#### Direction
Quote all of the data exactly as given. Skip every picture it contains.

#### Data section
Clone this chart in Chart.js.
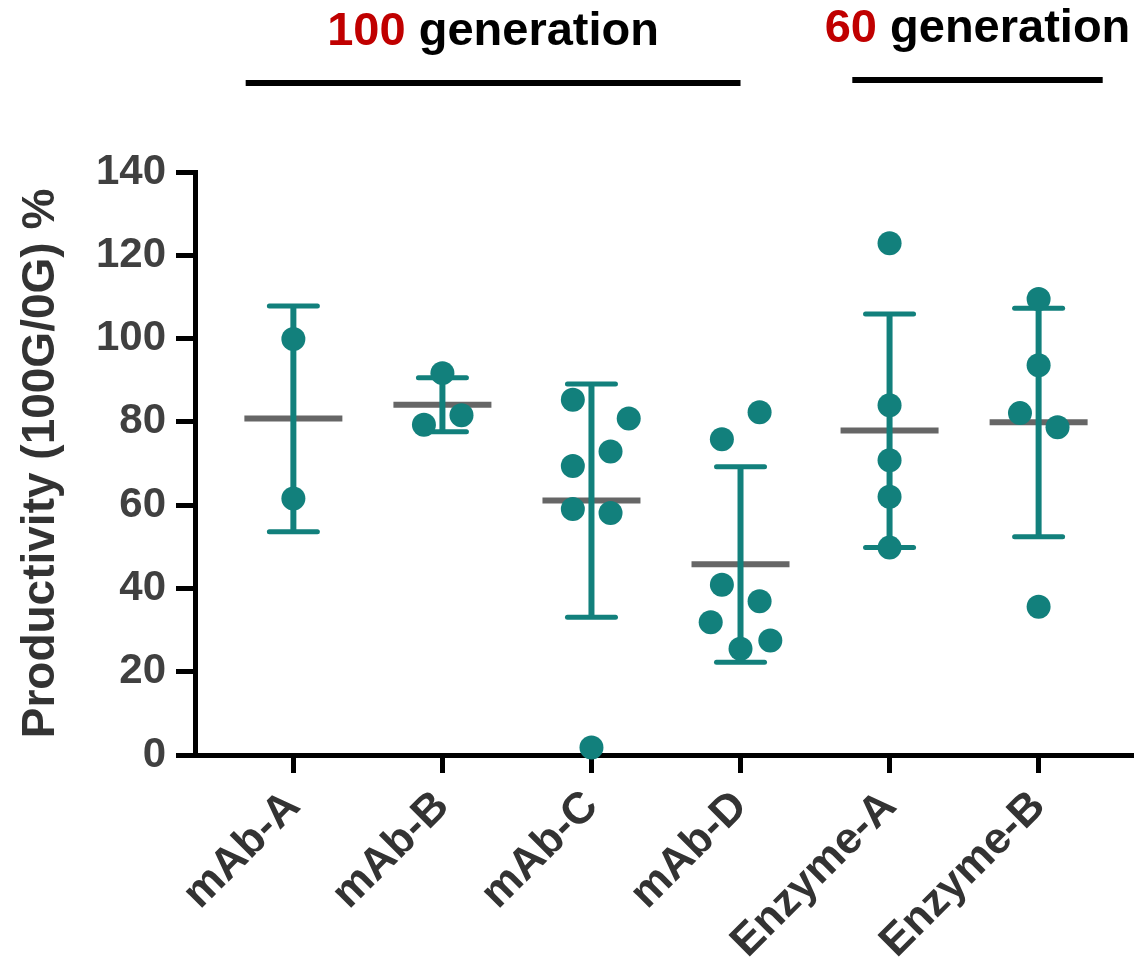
<!DOCTYPE html>
<html>
<head>
<meta charset="utf-8">
<script src="https://cdn.jsdelivr.net/npm/chart.js@4.4.0/dist/chart.umd.min.js"></script>
<style>
  html, body { margin: 0; padding: 0; background: #fff; }
  #wrap { width: 1134px; height: 957px; }
</style>
</head>
<body>
<div id="wrap"><canvas id="myChart" width="1134" height="957"></canvas></div>
<script>
const categories = ["mAb-A", "mAb-B", "mAb-C", "mAb-D", "Enzyme-A", "Enzyme-B"];

// replicate values (productivity 100G/0G, %) and their sideways spread in category units
const mabA = [99.9, 61.6];
const mabAJitter = [0, 0];
const mabB = [91.7, 79.3, 81.6];
const mabBJitter = [0, -0.124, 0.128];
const mabC = [85.3, 80.8, 72.9, 69.4, 59.1, 58.1, 1.8];
const mabCJitter = [-0.125, 0.25, 0.128, -0.125, -0.125, 0.128, 0];
const mabD = [82.3, 75.8, 40.9, 36.9, 31.9, 25.5, 27.5];
const mabDJitter = [0.128, -0.125, -0.125, 0.128, -0.2, 0, 0.2];
const enzA = [122.9, 84.0, 70.8, 62.0, 49.8];
const enzAJitter = [0, 0, 0, 0, 0];
const enzB = [109.5, 93.6, 82.1, 78.7, 35.6];
const enzBJitter = [0, 0, -0.125, 0.127, 0];

// mean and mean ± SD per category
const means = [80.8, 84.1, 61.1, 45.8, 77.9, 79.9];
const sdUpper = [107.8, 90.6, 89.1, 69.2, 105.9, 107.3];
const sdLower = [53.6, 77.6, 33.1, 22.3, 49.8, 52.4];

const yTicks = [0, 20, 40, 60, 80, 100, 120, 140];

// bracket annotations above the plot (category units)
const groupNumbers = ["100", "60"];
const groupFrom = [-0.32, 3.75];
const groupTo = [3.0, 5.43];

const TEAL = "#12807c";
const FONT = "'Liberation Sans', Arial, Helvetica, sans-serif";

const allValues = [mabA, mabB, mabC, mabD, enzA, enzB];
const allJitter = [mabAJitter, mabBJitter, mabCJitter, mabDJitter, enzAJitter, enzBJitter];
const points = [];
allValues.forEach((vals, i) => {
  vals.forEach((v, j) => points.push({ x: i + allJitter[i][j], y: v }));
});

const errorBars = {
  id: "errorBars",
  beforeDatasetsDraw(chart) {
    const { ctx, scales: { x, y } } = chart;
    ctx.save();
    means.forEach((m, i) => {
      const cx = x.getPixelForValue(i);
      // mean line first, whiskers on top of it
      const my = y.getPixelForValue(m);
      ctx.strokeStyle = "#666666";
      ctx.lineWidth = 6;
      ctx.lineCap = "butt";
      ctx.beginPath();
      ctx.moveTo(cx - 49, my);
      ctx.lineTo(cx + 49, my);
      ctx.stroke();

      const top = y.getPixelForValue(sdUpper[i]);
      const bot = y.getPixelForValue(sdLower[i]);
      ctx.strokeStyle = TEAL;
      ctx.beginPath();
      ctx.moveTo(cx, top);
      ctx.lineTo(cx, bot);
      ctx.stroke();
      ctx.lineWidth = 5;
      ctx.lineCap = "round";
      [top, bot].forEach((py) => {
        ctx.beginPath();
        ctx.moveTo(cx - 24, py);
        ctx.lineTo(cx + 24, py);
        ctx.stroke();
      });
    });
    ctx.restore();
  },
};

const groupHeader = {
  id: "groupHeader",
  afterDraw(chart) {
    const { ctx, scales: { x } } = chart;
    ctx.save();
    ctx.font = "bold 47px " + FONT;
    ctx.textBaseline = "alphabetic";
    ctx.textAlign = "left";
    groupNumbers.forEach((num, i) => {
      const x1 = x.getPixelForValue(groupFrom[i]);
      const x2 = x.getPixelForValue(groupTo[i]);
      const mid = (x1 + x2) / 2;
      const barY = i === 0 ? 83 : 80;
      const baseY = i === 0 ? 45 : 42;
      ctx.fillStyle = "#000";
      ctx.fillRect(x1, barY - 3, x2 - x1, 6);
      const rest = " generation";
      const w1 = ctx.measureText(num).width;
      const w2 = ctx.measureText(rest).width;
      const start = mid - (w1 + w2) / 2;
      ctx.fillStyle = "#c00000";
      ctx.fillText(num, start, baseY);
      ctx.fillStyle = "#000";
      ctx.fillText(rest, start + w1, baseY);
    });
    ctx.restore();
  },
};

const ctx = document.getElementById("myChart").getContext("2d");
new Chart(ctx, {
  type: "scatter",
  data: {
    datasets: [
      {
        label: "Productivity",
        data: points,
        backgroundColor: TEAL,
        borderWidth: 0,
        pointRadius: 12,
        pointHoverRadius: 12,
        clip: false,
      },
    ],
  },
  plugins: [errorBars, groupHeader],
  options: {
    responsive: false,
    animation: false,
    layout: {
      autoPadding: false,
      padding: { top: 172, left: 0, right: 0, bottom: 0 },
    },
    plugins: {
      legend: { display: false },
      tooltip: { enabled: false },
    },
    scales: {
      x: {
        type: "linear",
        min: -0.66,
        max: 5.64,
        afterFit: (scale) => {
          scale.height = 202;
          scale.paddingLeft = 0;
          scale.paddingRight = 0;
        },
        afterBuildTicks: (scale) => {
          scale.ticks = categories.map((c, i) => ({ value: i }));
        },
        border: { display: true, color: "#000", width: 5 },
        grid: {
          display: true,
          drawOnChartArea: false,
          drawTicks: true,
          tickLength: 18,
          tickWidth: 5,
          tickColor: "#000",
        },
        ticks: {
          autoSkip: false,
          minRotation: 45,
          maxRotation: 45,
          padding: 11,
          labelOffset: 0,
          color: "#333333",
          font: { family: FONT, size: 44, weight: "bold", lineHeight: 1 },
          callback: (value) => categories[value] ?? "",
        },
      },
      y: {
        min: 0,
        max: 140,
        afterFit: (scale) => { scale.width = 195; },
        afterBuildTicks: (scale) => {
          scale.ticks = yTicks.map((v) => ({ value: v }));
        },
        border: { display: true, color: "#000", width: 5 },
        grid: {
          display: true,
          drawOnChartArea: false,
          drawTicks: true,
          tickLength: 19,
          tickWidth: 5,
          tickColor: "#000",
        },
        ticks: {
          padding: 10,
          color: "#404040",
          font: { family: FONT, size: 42, weight: "bold" },
        },
        title: {
          display: true,
          text: "Productivity (100G/0G) %",
          color: "#333333",
          padding: { top: 14, bottom: 0 },
          font: { family: FONT, size: 46, weight: "bold" },
        },
      },
    },
  },
});
</script>
</body>
</html>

#### Reply
Clone this chart in Chart.js.
<!DOCTYPE html>
<html>
<head>
<meta charset="utf-8">
<script src="https://cdn.jsdelivr.net/npm/chart.js@4.4.0/dist/chart.umd.min.js"></script>
<style>
  html, body { margin: 0; padding: 0; background: #fff; }
  #wrap { width: 1134px; height: 957px; }
</style>
</head>
<body>
<div id="wrap"><canvas id="myChart" width="1134" height="957"></canvas></div>
<script>
const categories = ["mAb-A", "mAb-B", "mAb-C", "mAb-D", "Enzyme-A", "Enzyme-B"];

// replicate values (productivity 100G/0G, %) and their sideways spread in category units
const mabA = [99.9, 61.6];
const mabAJitter = [0, 0];
const mabB = [91.7, 79.3, 81.6];
const mabBJitter = [0, -0.124, 0.128];
const mabC = [85.3, 80.8, 72.9, 69.4, 59.1, 58.1, 1.8];
const mabCJitter = [-0.125, 0.25, 0.128, -0.125, -0.125, 0.128, 0];
const mabD = [82.3, 75.8, 40.9, 36.9, 31.9, 25.5, 27.5];
const mabDJitter = [0.128, -0.125, -0.125, 0.128, -0.2, 0, 0.2];
const enzA = [122.9, 84.0, 70.8, 62.0, 49.8];
const enzAJitter = [0, 0, 0, 0, 0];
const enzB = [109.5, 93.6, 82.1, 78.7, 35.6];
const enzBJitter = [0, 0, -0.125, 0.127, 0];

// mean and mean ± SD per category
const means = [80.8, 84.1, 61.1, 45.8, 77.9, 79.9];
const sdUpper = [107.8, 90.6, 89.1, 69.2, 105.9, 107.3];
const sdLower = [53.6, 77.6, 33.1, 22.3, 49.8, 52.4];

const yTicks = [0, 20, 40, 60, 80, 100, 120, 140];

// bracket annotations above the plot (category units)
const groupNumbers = ["100", "60"];
const groupFrom = [-0.32, 3.75];
const groupTo = [3.0, 5.43];

const TEAL = "#12807c";
const FONT = "'Liberation Sans', Arial, Helvetica, sans-serif";

const allValues = [mabA, mabB, mabC, mabD, enzA, enzB];
const allJitter = [mabAJitter, mabBJitter, mabCJitter, mabDJitter, enzAJitter, enzBJitter];
const points = [];
allValues.forEach((vals, i) => {
  vals.forEach((v, j) => points.push({ x: i + allJitter[i][j], y: v }));
});

const errorBars = {
  id: "errorBars",
  beforeDatasetsDraw(chart) {
    const { ctx, scales: { x, y } } = chart;
    ctx.save();
    means.forEach((m, i) => {
      const cx = x.getPixelForValue(i);
      // mean line first, whiskers on top of it
      const my = y.getPixelForValue(m);
      ctx.strokeStyle = "#666666";
      ctx.lineWidth = 6;
      ctx.lineCap = "butt";
      ctx.beginPath();
      ctx.moveTo(cx - 49, my);
      ctx.lineTo(cx + 49, my);
      ctx.stroke();

      const top = y.getPixelForValue(sdUpper[i]);
      const bot = y.getPixelForValue(sdLower[i]);
      ctx.strokeStyle = TEAL;
      ctx.beginPath();
      ctx.moveTo(cx, top);
      ctx.lineTo(cx, bot);
      ctx.stroke();
      ctx.lineWidth = 5;
      ctx.lineCap = "round";
      [top, bot].forEach((py) => {
        ctx.beginPath();
        ctx.moveTo(cx - 24, py);
        ctx.lineTo(cx + 24, py);
        ctx.stroke();
      });
    });
    ctx.restore();
  },
};

const groupHeader = {
  id: "groupHeader",
  afterDraw(chart) {
    const { ctx, scales: { x } } = chart;
    ctx.save();
    ctx.font = "bold 47px " + FONT;
    ctx.textBaseline = "alphabetic";
    ctx.textAlign = "left";
    groupNumbers.forEach((num, i) => {
      const x1 = x.getPixelForValue(groupFrom[i]);
      const x2 = x.getPixelForValue(groupTo[i]);
      const mid = (x1 + x2) / 2;
      const barY = i === 0 ? 83 : 80;
      const baseY = i === 0 ? 45 : 42;
      ctx.fillStyle = "#000";
      ctx.fillRect(x1, barY - 3, x2 - x1, 6);
      const rest = " generation";
      const w1 = ctx.measureText(num).width;
      const w2 = ctx.measureText(rest).width;
      const start = mid - (w1 + w2) / 2;
      ctx.fillStyle = "#c00000";
      ctx.fillText(num, start, baseY);
      ctx.fillStyle = "#000";
      ctx.fillText(rest, start + w1, baseY);
    });
    ctx.restore();
  },
};

const ctx = document.getElementById("myChart").getContext("2d");
new Chart(ctx, {
  type: "scatter",
  data: {
    datasets: [
      {
        label: "Productivity",
        data: points,
        backgroundColor: TEAL,
        borderWidth: 0,
        pointRadius: 12,
        pointHoverRadius: 12,
        clip: false,
      },
    ],
  },
  plugins: [errorBars, groupHeader],
  options: {
    responsive: false,
    animation: false,
    layout: {
      autoPadding: false,
      padding: { top: 172, left: 0, right: 0, bottom: 0 },
    },
    plugins: {
      legend: { display: false },
      tooltip: { enabled: false },
    },
    scales: {
      x: {
        type: "linear",
        min: -0.66,
        max: 5.64,
        afterFit: (scale) => {
          scale.height = 202;
          scale.paddingLeft = 0;
          scale.paddingRight = 0;
        },
        afterBuildTicks: (scale) => {
          scale.ticks = categories.map((c, i) => ({ value: i }));
        },
        border: { display: true, color: "#000", width: 5 },
        grid: {
          display: true,
          drawOnChartArea: false,
          drawTicks: true,
          tickLength: 18,
          tickWidth: 5,
          tickColor: "#000",
        },
        ticks: {
          autoSkip: false,
          minRotation: 45,
          maxRotation: 45,
          padding: 11,
          labelOffset: 0,
          color: "#333333",
          font: { family: FONT, size: 44, weight: "bold", lineHeight: 1 },
          callback: (value) => categories[value] ?? "",
        },
      },
      y: {
        min: 0,
        max: 140,
        afterFit: (scale) => { scale.width = 195; },
        afterBuildTicks: (scale) => {
          scale.ticks = yTicks.map((v) => ({ value: v }));
        },
        border: { display: true, color: "#000", width: 5 },
        grid: {
          display: true,
          drawOnChartArea: false,
          drawTicks: true,
          tickLength: 19,
          tickWidth: 5,
          tickColor: "#000",
        },
        ticks: {
          padding: 10,
          color: "#404040",
          font: { family: FONT, size: 42, weight: "bold" },
        },
        title: {
          display: true,
          text: "Productivity (100G/0G) %",
          color: "#333333",
          padding: { top: 14, bottom: 0 },
          font: { family: FONT, size: 46, weight: "bold" },
        },
      },
    },
  },
});
</script>
</body>
</html>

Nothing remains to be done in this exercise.